Find out what your child knows

Don’t assume your child has information already, and conversely, don’t assume that he or she “must have heard,” particularly if the child is under 6 or 7 years old. A good tip is to start a dialogue using open-ended questions (“have you heard anything about Florida lately?”) Using questions, both initially as well as to follow up, gives you as the adult a chance to find out what a child knows without giving them information that might make them more worried. It allows the child to tell you what’s on their mind and tells them that they’re being heard. Help them label what they’re feeling, and validate those emotions. It’s okay to feel sad, scared or angry. Negative emotions are part of life too.

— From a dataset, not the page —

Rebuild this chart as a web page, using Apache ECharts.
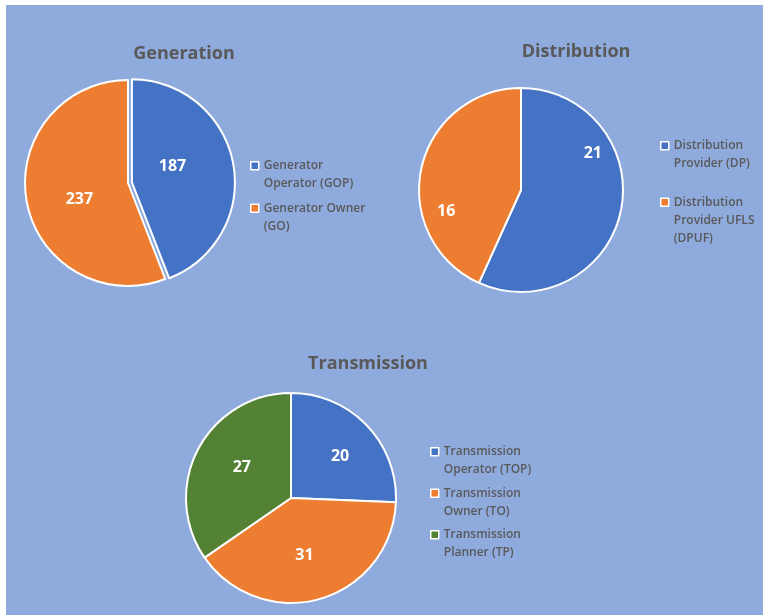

Keep it simple and age appropriate

Give the child the information that they need in language that is appropriate to them. They don’t need to know all the details, and a few sentences may be enough.  The “right amount of information” will vary based on the individual child, as well as their age.  While a young child might be reassured to know that a plane crash is far away and that they’re safe, an older one might want more information about how planes work, and what steps are being taken to prevent a crash closer to home.  Either way…

Focus on safety

Because children focus on their own perspective and how events affect them, it is important to provide reassurance that they are safe. Be specific about why your home or neighborhood is different, and the steps the adults are taking to maintain their safety. Remember that actions speak louder than words – adults need to model feeling safe with how they act, not only how they talk. Keep the worries for your spouse or friends after your children are safely in bed, not when they’re playing a few feet away but you assume they aren’t listening.

Finally, turn it off

Children do not understand the news the same way adults do. Replays of the same horrific close-up of an injured child can often make a child think that the event is occurring over and over. Don’t assume your child isn’t paying attention just because they’re doing something else. Turn off the TV or radio while your children are awake, and monitor your own reactions.